Asia-Pacific carriers saw a 7.6 per cent decline in demand in July compared to the previous year, the steepest decline for any region, while capacity dipped just 4.3 per cent. Asia-Pacific carriers have experienced no growth in freight since the fourth quarter of 2011.
European airlines had a 3.6 per cent decline with a 0.9 per cent rise in capacity. Europe's airlines have seen only a one per cent rise in demand since the fourth quarter of 2011.
North American airlines had a 3.6 per cent drop in demand, matching a similar reduction in capacity. Load factor was the lowest for any region at 32.3 per cent.
Latin American airlines' demand fell 5.6 per cent, while capacity climbed 13.9 per cent, resulting in a load factor of 35.2 per cent.
African carriers' results were not available but will return next month.
July passenger demand in aggregate was 3.4 per cent higher than the same month last year, compared to a 6.3 per cent increase in June and average growth of 6.5 per cent over the first half of the year.

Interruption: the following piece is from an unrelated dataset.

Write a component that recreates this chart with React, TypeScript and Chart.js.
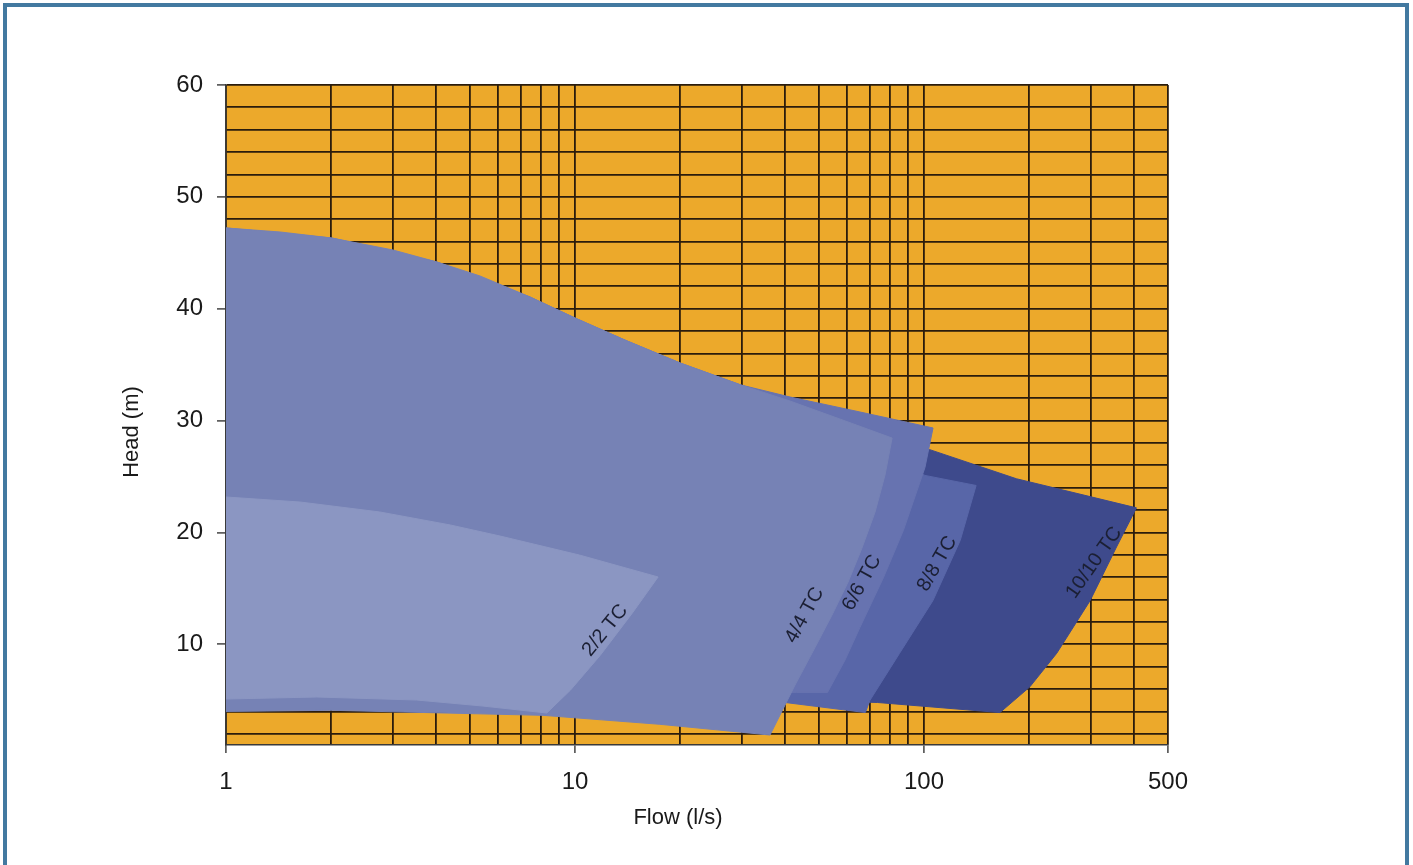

The slowdown in travel growth is being driven largely by the recent fall in business confidence in many economies, said the IATA statement.
Airlines have responded to this slower growth environment by reducing the capacity added to markets, a move which has stabilised load factors at relatively high levels and provided some support for profitability in the face of high fuel prices.
In July, passenger capacity rose 3.6 per cent, in line with the expansion of traffic, keeping the load factor at a relatively high 83.1 per cent.